Ysolda and I have been pursuing our craft tour with gusto. It now appears to be extending out from Edinburgh in several directions. The other day, we traveled a bit further than usual on the East Coast Mainline, and hopped on a train to York. York is one of my old stomping grounds, and there are many reasons to visit. It is a great compact city in which you can literally walk through a whole millennium, admiring fine examples of British architecture from the Roman to the Victorian. It is home to one of the most important Gothic cathedrals in Northern Europe. And the light in York is always particularly beautiful — something about the flatness of the landscape and the soft colours of the stone. None of this interested us, however. We went to York for buttons.
In York, Duttons for Buttons is something of a local institution, and, if you ask me, it deserves to be a national one as well. For Duttons is so much more than a well-stocked haberdashers with friendly, knowledgeable staff, selling an excellent range of needlecraft and dressmaking supplies and notions. Duttons is, in fact, the spiritual home of the button, a palace, a shrine, a hymn to that tiny and miraculous combination of decorative form and function . . .
Buttons exemplify the appeal of the numinous and miniature. They are ordinary things, neither jewels nor sweeties, but there is still something precious, sensuous, near-edible about them. And, unlike jewel-things, buttons have an important functional point to make. If fabric is the language, then buttons are the grammar of our clothing — openings, pauses, closings — as well the decorative accent of any outfit.
We all know the singular pleasure of poking around in a button box — the delight of handling, arranging, and admiring lovely button-things. Now imagine that box-sized pleasure magnified to the size of a shop, and you have some sense of just how great it is to be in Duttons. There is the satisfying knowledge that you have over 12,000 kinds of buttons to play with and choose from.

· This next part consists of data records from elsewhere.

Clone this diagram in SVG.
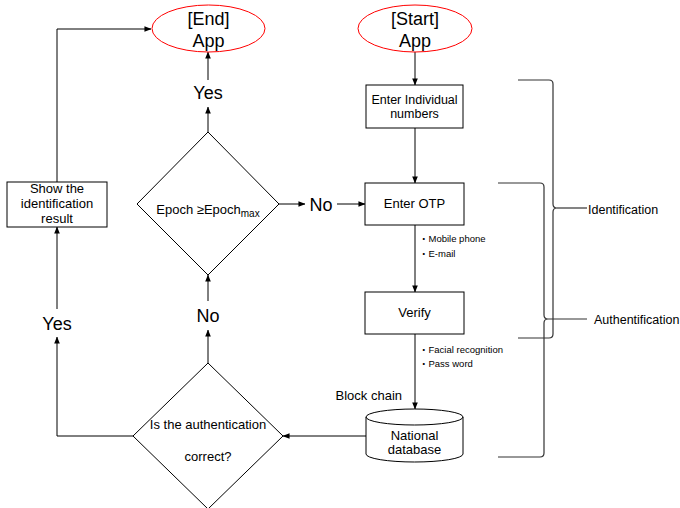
<svg xmlns="http://www.w3.org/2000/svg" width="680" height="508" viewBox="0 0 680 508">
<defs>
<marker id="ah" viewBox="0 0 8 8" refX="7.5" refY="4" markerWidth="7" markerHeight="7" markerUnits="userSpaceOnUse" orient="auto">
<path d="M0,0.8 L8,4 L0,7.2 Z" fill="#000"/>
</marker>
<style>
text{font-family:"Liberation Sans",Arial,"Noto Sans CJK JP",sans-serif;fill:#000}
.big{font-size:18px;text-anchor:middle}
.t13{font-size:13px;text-anchor:middle}
.t12{font-size:12.5px;text-anchor:middle}
.sm{font-size:9.5px}
.lbl{font-size:12.5px}
.node{fill:#fff;stroke:#000;stroke-width:1}
.term{fill:#fff;stroke:#ff0000;stroke-width:1}
.con{fill:none;stroke:#000;stroke-width:1}
.arr{marker-end:url(#ah)}
.brace{fill:none;stroke:#333;stroke-width:1.2}
</style>
</defs>
<rect width="680" height="508" fill="#fff"/>

<g id="connectors">
<path class="con arr" d="M415,52 V85"/>
<path class="con arr" d="M415,128 V183"/>
<path class="con arr" d="M415,225 V292"/>
<path class="con arr" d="M415,334 V409"/>
<path class="con arr" d="M366,436 H283"/>
<path class="con arr" d="M208,363 V330"/>
<path class="con arr" d="M208,301 V275"/>
<path class="con arr" d="M279,204 H305"/>
<path class="con arr" d="M337,204 H365"/>
<path class="con arr" d="M208,132 V107"/>
<path class="con arr" d="M208,80 V52"/>
<path class="con arr" d="M133,436 H57 V337"/>
<path class="con arr" d="M57,309 V227"/>
<path class="con arr" d="M57,182 V29 H151"/>
</g>

<g id="end">
<ellipse class="term" cx="208.5" cy="28.5" rx="56.5" ry="23.5"/>
<text class="big" x="208.5" y="25">[End]</text>
<text class="big" x="208.5" y="47">App</text>
</g>
<g id="start">
<ellipse class="term" cx="415" cy="28.5" rx="57" ry="23.5"/>
<text class="big" x="415" y="25">[Start]</text>
<text class="big" x="415" y="47">App</text>
</g>
<g id="enter-individual">
<rect class="node" x="366" y="85" width="97" height="43"/>
<text class="t12" x="414.5" y="104">Enter Individual</text>
<text class="t12" x="414.5" y="118">numbers</text>
</g>
<g id="enter-otp">
<rect class="node" x="365" y="183" width="99" height="42"/>
<text class="t13" x="414.5" y="208">Enter OTP</text>
</g>
<g id="verify">
<rect class="node" x="365" y="292" width="99" height="42"/>
<text class="t13" x="414.5" y="317">Verify</text>
</g>
<g id="database">
<path class="node" d="M366,417 A48.5,8 0 0 1 463,417 V454 A48.5,8 0 0 1 366,454 Z"/>
<path class="con" d="M366,417 A48.5,8 0 0 0 463,417"/>
<text class="t13" x="414.5" y="440">National</text>
<text class="t13" x="414.5" y="454">database</text>
</g>
<g id="epoch-check">
<path class="node" d="M208,132 L279,204 L208,275 L137,204 Z"/>
<text x="208" y="214" style="font-size:13px;text-anchor:middle">Epoch ≥Epoch<tspan style="font-size:10px" dy="3">max</tspan></text>
</g>
<g id="auth-check">
<path class="node" d="M208,363 L283,436 L208,509 L133,436 Z"/>
<text class="t13" x="208" y="429">Is the authentication</text>
<text class="t13" x="208" y="461">correct?</text>
</g>
<g id="show-result">
<rect class="node" x="7" y="182" width="100" height="45"/>
<text class="t13" x="57" y="193">Show the</text>
<text class="t13" x="57" y="208">identification</text>
<text class="t13" x="57" y="223">result</text>
</g>

<g id="labels">
<text class="big" x="208" y="99">Yes</text>
<text class="big" x="321" y="211">No</text>
<text class="big" x="208" y="322">No</text>
<text class="big" x="57" y="330">Yes</text>
<text class="lbl" x="402" y="400" style="text-anchor:end;font-size:13px">Block chain</text>
<text class="sm" x="419" y="241.5">・Mobile phone</text>
<text class="sm" x="419" y="256.5">・E-mail</text>
<text class="sm" x="419" y="352.5">・Facial recognition</text>
<text class="sm" x="419" y="366.5">・Pass word</text>
</g>

<g id="identification-brace">
<path class="brace" d="M518,80 H549 Q553,80 553,84 V204 Q553,208 557,208 Q553,208 553,212 V334 Q553,338 549,338 H518"/>
<path class="brace" d="M557,208 H587"/>
<text class="lbl" x="588" y="214">Identification</text>
</g>
<g id="authentification-brace">
<path class="brace" d="M498,183 H540 Q544,183 544,187 V315 Q544,319 548,319 Q544,319 544,323 V453 Q544,457 540,457 H498"/>
<path class="brace" d="M548,319 H587"/>
<text class="lbl" x="594" y="324">Authentification</text>
</g>
</svg>
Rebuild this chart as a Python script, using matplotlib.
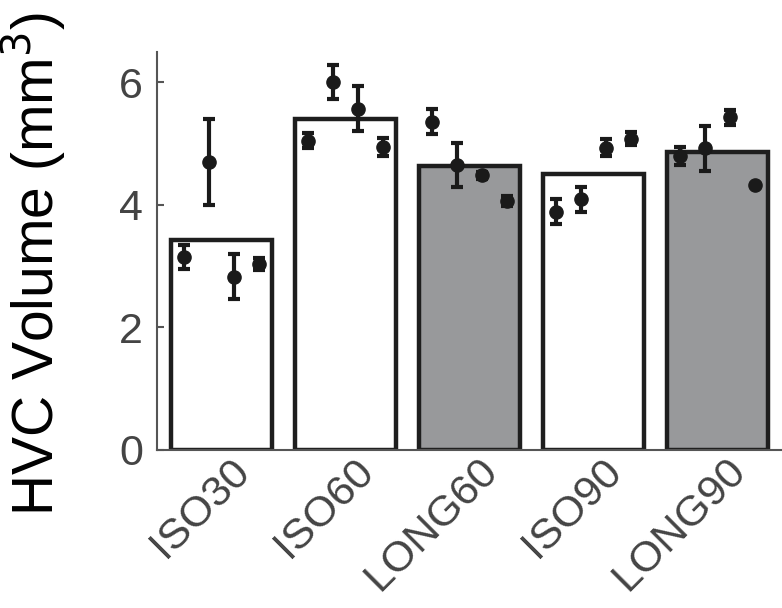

Then there is the space of Duttons itself, with its medieval beams and wobbly floor. The shop fittings have stayed the same for forty years or more — the buttons are displayed, floor-to-ceiling, in worn, compartmentalised cardboard boxes, which you can examine on pleasing tables that pull out from the button-wall.
The sheer range of Duttons buttons is frankly amazing. There is glass and acrylic, wood and cloisonné, in an incredible array of sizes, styles and hues. And what makes some of this stock so precious, is that so much of it is discontinued. Many of the buttons sold here have their stylistic origins in the 40s and 50s and are literally at the end of the line. The nine buttons you buy for your coat or cardigan might be the last few available anywhere. Superlatives really cannot capture the sheer wonder that is Duttons. If you are lucky enough to live in West or North Yorkshire, you will also find branches in Ilkley and Harrogate.
Here are some of my spoils.
Oh, and by the way, York is brilliant for many crafty things other than buttons. These include Betty’s . . .
. . . and of course, beer
. . . the subject of other posts.
And just a quick a note about the owlet – - I was very interested in your comments, and in Franklin Habit’s remarks about the same issue, to which Lucette linked. After reading both, I was filled with a militant desire to chat to mums in the street, and ask their kids to wear my sweater. Over the past few days I’ve tried this with mixed results. Unlike Franklin, the problem I discovered was not the attitude of the parents to the weird-sweater-brandishing-person (all were interested, most were helpful) but simply the age and size of the kids on offer — I’ve just not been able to find any 1 year olds! In Duttons, for example, I got chatting to a lovely mum with an equally lovely toddler, but when we matched kid up to sweater the latter turned out to be much too small. And just when I was beginning to think that, since toddlers seem to be clearly the most numerous, or at least the most publicly available size of kid, I’d better just knit another sweater, I received an email from a someone and her just-one-year-old who may well turn out to be my owlsend. Hurrah! More soon.